With the FTSE 100 still hovering around all-time highs, it’s getting hard to find any shares out there that trade at an attractive valuation. However, I believe I have found five gems: Afren (LSE: AFR), Sainsbury (LSE: SBRY), Petrofac (LSE: PFC), BP (LSE: BP) and Tate & Lyle (LSE: TATE), all of which currently look undervalued.
Trouble in the East
Afren has been hit with a wall of bad news this year. With battles raging near some of the company’s key oil prospects within Iraq, it was revealed that Afren’s CEO had been suspended as he had made some unauthorized payments.
Nevertheless, despite worries the company’s underlying business appears to be functioning well, although oil production is expected to fall slightly this year. The City expects the company to report earnings per share of 12.2p this year, putting the company on a forward P/E of 8.8. Current expectations are for earnings to grow 8% during 2015, which puts the company on a 2015 P/E of 8.1.
Rise of the discounters
Sainsbury’s has been a victim of general negativity towards the UK retail sector this year. Indeed, while the company’s peers have grappled with falling sales, Sainsbury’s sales have remained robust, which makes the company a compelling investment at current levels.
Right now Sainsbury’s is trading at an undemanding forward P/E of 10.3 and the company supports a current dividend yield of 5.3%. That said, City analysts don’t expect the company’s earnings to do much over the next few years, a slight fall of around 10% is expected. Still, as a income investment Sainsbury’s is a great pick.
Cheaper than peers
Petrofac, as one of the world’s leading oil service companies is in demand. Within its last set of results the company reported an order backlog of more than $20bn, locking in several years of revenue. Further, the company has one of the best reputations for project delivery in the industry. Profit margins are also some of the best around.

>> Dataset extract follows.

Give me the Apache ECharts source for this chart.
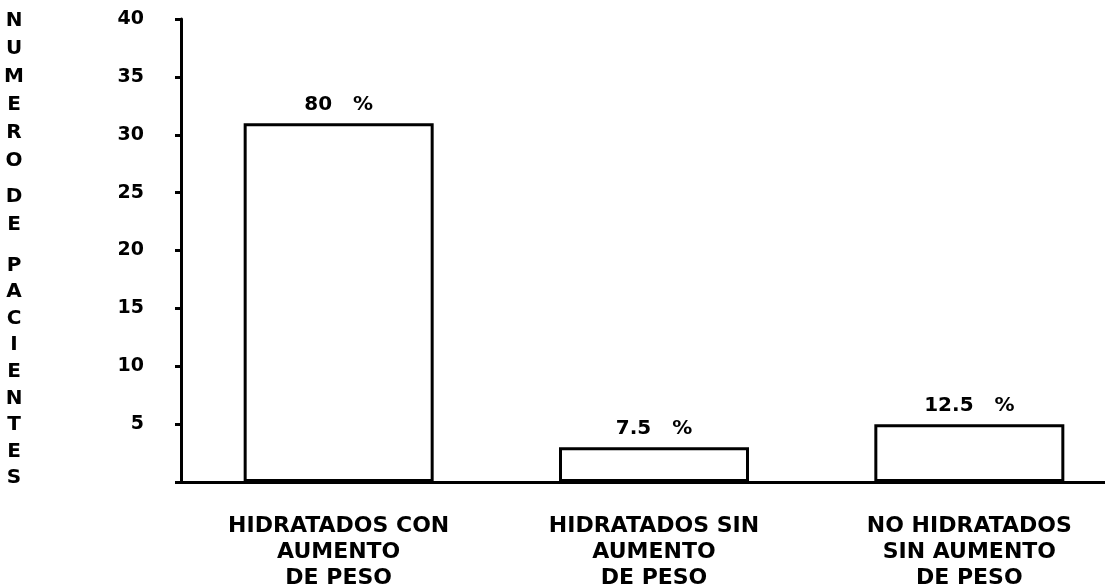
<!DOCTYPE html>
<html>
<head>
<meta charset="utf-8">
<script src="https://cdn.jsdelivr.net/npm/echarts@6/dist/echarts.min.js"></script>
<style>html,body{margin:0;padding:0;background:#fff}#c{width:1105px;height:586px}</style>
</head>
<body>
<div id="c"></div>
<script>
var categories = ["HIDRATADOS CON\nAUMENTO\nDE PESO", "HIDRATADOS SIN\nAUMENTO\nDE PESO", "NO HIDRATADOS\nSIN AUMENTO\nDE PESO"];
var pacientes = [31, 3, 5];
var porcentajes = ["80   %", "7.5   %", "12.5   %"];
var yTicks = [0, 5, 10, 15, 20, 25, 30, 35, 40];
var yNameWords = ["NUMERO", "DE", "PACIENTES"];

var FONT = "DejaVu Sans";
var chart = echarts.init(document.getElementById('c'), null, {renderer: 'canvas'});

var wordTops = [7, 183, 252];
var wordLH = [28, 28, 26.6];
var graphics = yNameWords.map(function (w, i) {
  return {
    type: 'text', x: 14, y: wordTops[i],
    style: {
      text: w.split('').join('\n'),
      font: 'bold 20px "' + FONT + '"',
      fill: '#000', lineHeight: wordLH[i], textAlign: 'center', textVerticalAlign: 'top'
    }
  };
});

chart.setOption({
  animation: false,
  backgroundColor: '#fff',
  grid: {left: 181, top: 19, width: 946, height: 463, containLabel: false, outerBoundsMode: 'none'},
  graphic: graphics,
  xAxis: {
    type: 'category', data: categories,
    axisLine: {lineStyle: {color: '#000', width: 3}},
    axisTick: {show: false},
    axisLabel: {color: '#000', fontFamily: FONT, fontWeight: 'bold', fontSize: 22, lineHeight: 26, margin: 31, interval: 0}
  },
  yAxis: {
    type: 'value', min: yTicks[0], max: yTicks[yTicks.length - 1], interval: yTicks[1] - yTicks[0],
    splitLine: {show: false},
    axisLine: {show: true, lineStyle: {color: '#000', width: 3}},
    axisTick: {show: true, length: 6, lineStyle: {color: '#000', width: 3}},
    axisLabel: {
      color: '#000', fontFamily: FONT, fontWeight: 'bold', fontSize: 19, margin: 37,
      formatter: function (v) { return v === 0 ? '' : String(v); }
    }
  },
  series: [{
    type: 'bar', data: pacientes, barWidth: 190,
    itemStyle: {color: '#fff', borderColor: '#000', borderWidth: 3},
    label: {
      show: true, position: 'top', distance: 8, color: '#000',
      fontFamily: FONT, fontWeight: 'bold', fontSize: 20,
      formatter: function (p) { return porcentajes[p.dataIndex]; }
    }
  }]
});
</script>
</body>
</html>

That said, the company has warned on profits several times during the past year, as some projects took longer than expected to complete. However, an undemanding valuation of only ten times historic earnings makes Petrofac a cheap bet. The company’s shares support a dividend yield of 3.5%.
Sweet treat
Tate & Lyle is one of the world’s leading sugar and sweetener businesses. The company has a solid grip on the market thanks to its SPLENDA Sucralose brand.

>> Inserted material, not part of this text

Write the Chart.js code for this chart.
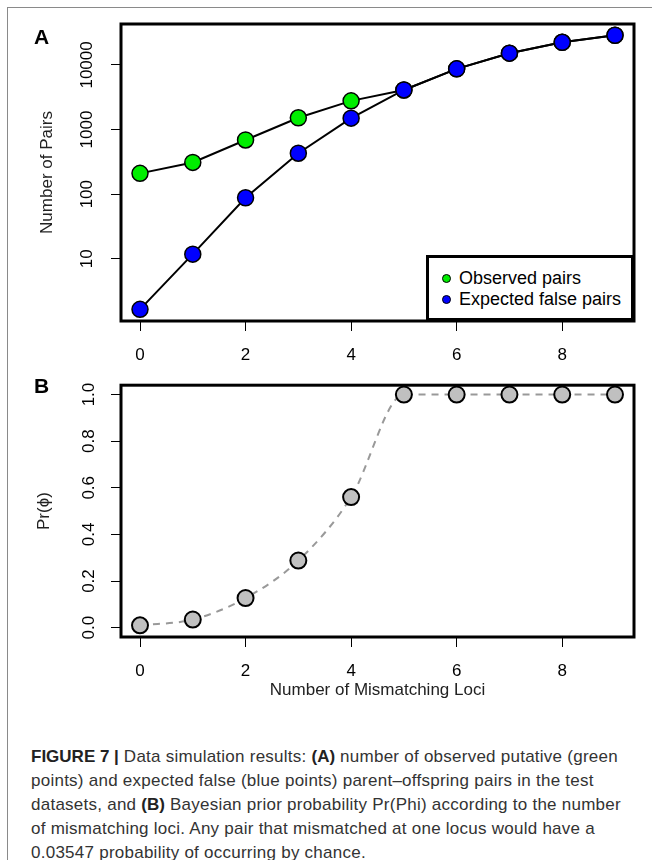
<!DOCTYPE html>
<html>
<head>
<meta charset="utf-8">
<script src="https://cdn.jsdelivr.net/npm/chart.js@4"></script>
<style>
  body { margin: 0; background: #fff; width: 652px; height: 860px; position: relative; overflow: hidden; font-family: "Liberation Sans", Arial, sans-serif; }
  .frame { position: absolute; left: 7px; top: 7px; width: 660px; height: 900px; border-left: 1px solid #8a8a8a; border-top: 1px solid #8a8a8a; }
  canvas { position: absolute; left: 0; }
  .panel { position: absolute; font-weight: bold; font-size: 21px; color: #000; }
  .legend { position: absolute; left: 426px; top: 255px; width: 208px; height: 66px; box-sizing: border-box;
            border: 3px solid #000; background: #fff; font-size: 18px; }
  .legend div { position: absolute; left: 30px; white-space: nowrap; line-height: 20px; }
  .legend span { position: absolute; left: -17px; top: 6px; width: 7px; height: 7px; border: 1px solid #000; border-radius: 50%; }
  .caption { position: absolute; left: 31px; top: 745px; font-family: "Liberation Sans", sans-serif; font-size: 17px; letter-spacing: 0.25px; line-height: 24px; color: #333; white-space: nowrap; }
  .caption b { font-weight: 700; color: #222; letter-spacing: 0; }
</style>
</head>
<body>
<div class="frame"></div>
<canvas id="chartA" width="652" height="365" style="top:0"></canvas>
<canvas id="chartB" width="652" height="340" style="top:365px"></canvas>
<div class="panel" style="left:34px; top:25px">A</div>
<div class="panel" style="left:34px; top:374px">B</div>
<div class="legend" id="legend"></div>
<div class="caption">
<b>FIGURE 7 |</b> Data simulation results: <b>(A)</b> number of observed putative (green<br>
points) and expected false (blue points) parent–offspring pairs in the test<br>
datasets, and <b>(B)</b> Bayesian prior probability Pr(Phi) according to the number<br>
of mismatching loci. Any pair that mismatched at one locus would have a<br>
0.03547 probability of occurring by chance.
</div>
<script>
// values
const mismatches = [0, 1, 2, 3, 4, 5, 6, 7, 8, 9];
const observedPairs = [210, 310, 690, 1520, 2780, 4100, 8700, 15200, 22400, 28800];
const expectedFalse = [1.65, 11.8, 88, 430, 1500, 4100, 8700, 15200, 22400, 28800];
const priorProb = [0.01, 0.035, 0.127, 0.288, 0.56, 1, 1, 1, 1, 1];

const xTicks = [0, 2, 4, 6, 8];
const yTicksA = [10, 100, 1000, 10000];
const yTicksB = [0, 0.2, 0.4, 0.6, 0.8, 1.0];

const legendItems = [
  { label: 'Observed pairs', color: '#00ee00' },
  { label: 'Expected false pairs', color: '#0000ff' }
];

const tickFont = { family: 'Liberation Sans', size: 17 };

toPoints = (vals) => mismatches.map((m, i) => ({ x: m, y: vals[i] }));

// R style box around the plot region
const boxPlugin = {
  id: 'box',
  afterDatasetsDraw(chart) {
    const a = chart.chartArea;
    const ctx = chart.ctx;
    ctx.save();
    ctx.strokeStyle = '#000';
    ctx.lineWidth = 3;
    ctx.strokeRect(a.left, a.top, a.right - a.left, a.bottom - a.top);
    ctx.restore();
  }
};

xScale = (titleText) => ({
  type: 'linear',
  min: -0.36,
  max: 9.36,
  afterBuildTicks: s => { s.ticks = xTicks.map(v => ({ value: v })); },
  afterFit: s => { s.height = titleText ? 68 : 44; },
  border: { display: false },
  grid: { drawOnChartArea: false, drawTicks: true, tickLength: 10, color: '#000', lineWidth: 1 },
  ticks: { font: tickFont, color: '#000', padding: 14, maxRotation: 0, callback: v => String(v) },
  title: titleText ? { display: true, text: titleText, font: tickFont, color: '#222', padding: { top: 0, bottom: 4 } } : { display: false }
});

new Chart(document.getElementById('chartA'), {
  type: 'line',
  data: {
    datasets: [
      {
        label: legendItems[0].label,
        data: toPoints(observedPairs),
        borderColor: '#000', borderWidth: 2,
        pointBackgroundColor: legendItems[0].color, pointBorderColor: '#000', pointBorderWidth: 1.5,
        pointRadius: 8, clip: false, order: 2
      },
      {
        label: legendItems[1].label,
        data: toPoints(expectedFalse),
        borderColor: '#000', borderWidth: 2,
        pointBackgroundColor: legendItems[1].color, pointBorderColor: '#000', pointBorderWidth: 1.5,
        pointRadius: 8, clip: false, order: 1
      }
    ]
  },
  options: {
    responsive: false,
    animation: false,
    layout: { padding: { top: 24, right: 18, left: 0, bottom: 0 } },
    plugins: { legend: { display: false }, tooltip: { enabled: false } },
    scales: {
      x: xScale(null),
      y: {
        type: 'logarithmic',
        min: 1.09,
        max: 43000,
        afterBuildTicks: s => { s.ticks = yTicksA.map(v => ({ value: v })); },
        afterFit: s => { s.width = 121; },
        border: { display: false },
        grid: { drawOnChartArea: false, drawTicks: true, tickLength: 10, color: '#000', lineWidth: 1 },
        ticks: { font: tickFont, color: '#000', padding: 0, minRotation: 90, maxRotation: 90, crossAlign: 'center', callback: v => String(v) },
        title: { display: true, text: 'Number of Pairs', font: tickFont, color: '#222', padding: { top: 37, bottom: 0 } }
      }
    }
  },
  plugins: [boxPlugin]
});

new Chart(document.getElementById('chartB'), {
  type: 'line',
  data: {
    datasets: [{
      data: toPoints(priorProb),
      borderColor: '#999', borderWidth: 2, borderDash: [7, 6],
      cubicInterpolationMode: 'monotone',
      pointBackgroundColor: '#c0c0c0', pointBorderColor: '#000', pointBorderWidth: 2,
      pointRadius: 8, clip: false
    }]
  },
  options: {
    responsive: false,
    animation: false,
    layout: { padding: { top: 17, right: 18, left: 0, bottom: 0 } },
    plugins: { legend: { display: false }, tooltip: { enabled: false } },
    scales: {
      x: xScale('Number of Mismatching Loci'),
      y: {
        type: 'linear',
        min: -0.04,
        max: 1.04,
        afterBuildTicks: s => { s.ticks = yTicksB.map(v => ({ value: v })); },
        afterFit: s => { s.width = 121; },
        border: { display: false },
        grid: { drawOnChartArea: false, drawTicks: true, tickLength: 10, color: '#000', lineWidth: 1 },
        ticks: { font: tickFont, color: '#000', padding: 10, minRotation: 90, maxRotation: 90, crossAlign: 'center', callback: v => v.toFixed(1) },
        title: { display: true, text: 'Pr(\u03D5)', font: tickFont, color: '#222', padding: { top: 34, bottom: 0 } }
      }
    }
  },
  plugins: [boxPlugin]
});

// legend box inside panel A
const legend = document.getElementById('legend');
legendItems.forEach((item, i) => {
  const row = document.createElement('div');
  row.style.top = (10 + i * 21.3) + 'px';
  row.innerHTML = '<span style="background:' + item.color + '"></span>' + item.label;
  legend.appendChild(row);
});
</script>
</body>
</html>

Tate has fallen out of favour with investors recently due to the fact that first-quarter profits came in below expectations. Management blamed these lower-than-expected results on a strong pound and the unexpected shutdown of its SPLENDA Sucralose facility in Singapore, as well as customer order patterns.
For long-term investors this could be a great chance to buy in. At present levels the company is trading at a forward P/E of 13.8, which is expected to fall to 13 during 2016. This is not a demanding valuation for a world leading sweetener company. Oh and I can’t forget Tate’s attractive 4.1% dividend yield, covered twice by earnings per share.
Russian troubles
BP has been sold off due to concerns about the company’s exposure to Russia. In particular, the company owns nearly a quarter of Russian oil giant Rosneft, there have been concerns that the Russian state could nationalize this stake.

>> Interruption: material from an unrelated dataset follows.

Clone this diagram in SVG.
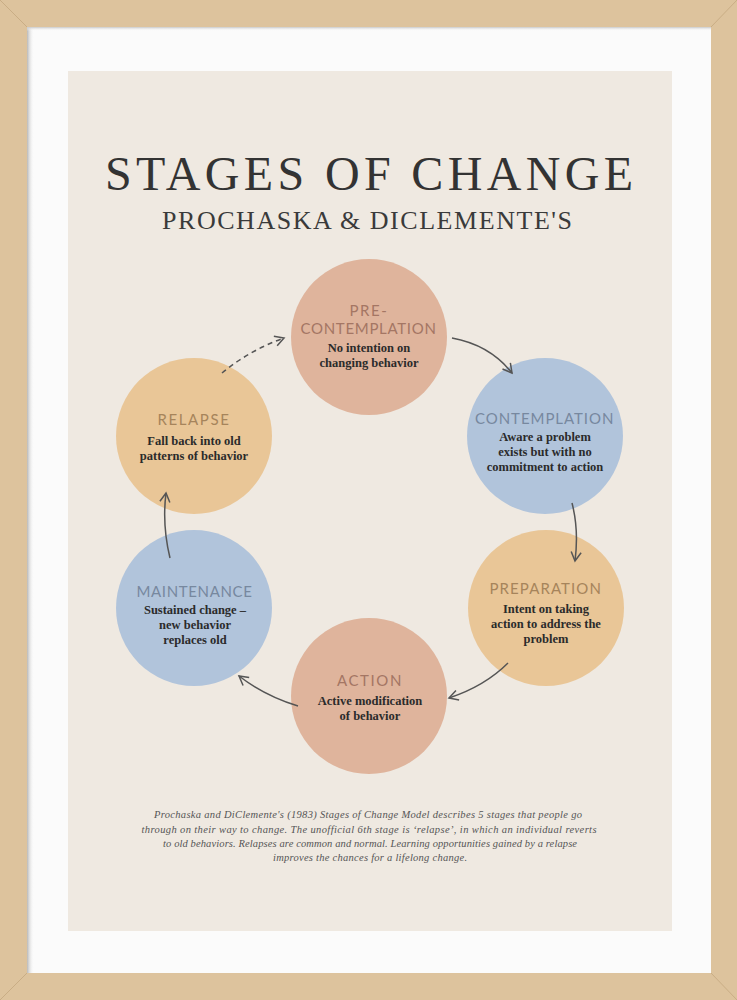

Still, like Afren, BP’s underlying business remains intact and the company looks attractively priced at current levels. Indeed, BP’s shares currently trade at a forward P/E of 10.1, falling to 9.4 during 2015. Additionally, the shares support an attractive 4.6% dividend yield. This payout is set to rise to 5.2% within the next two years.
For long-term investors, BP’s short-term troubles are not overly concerning. What’s more, a year of lacklustre share price performance gives investors a chance to reinvest their dividends at an attractive price, which should turbo-charge returns when BP springs back into life.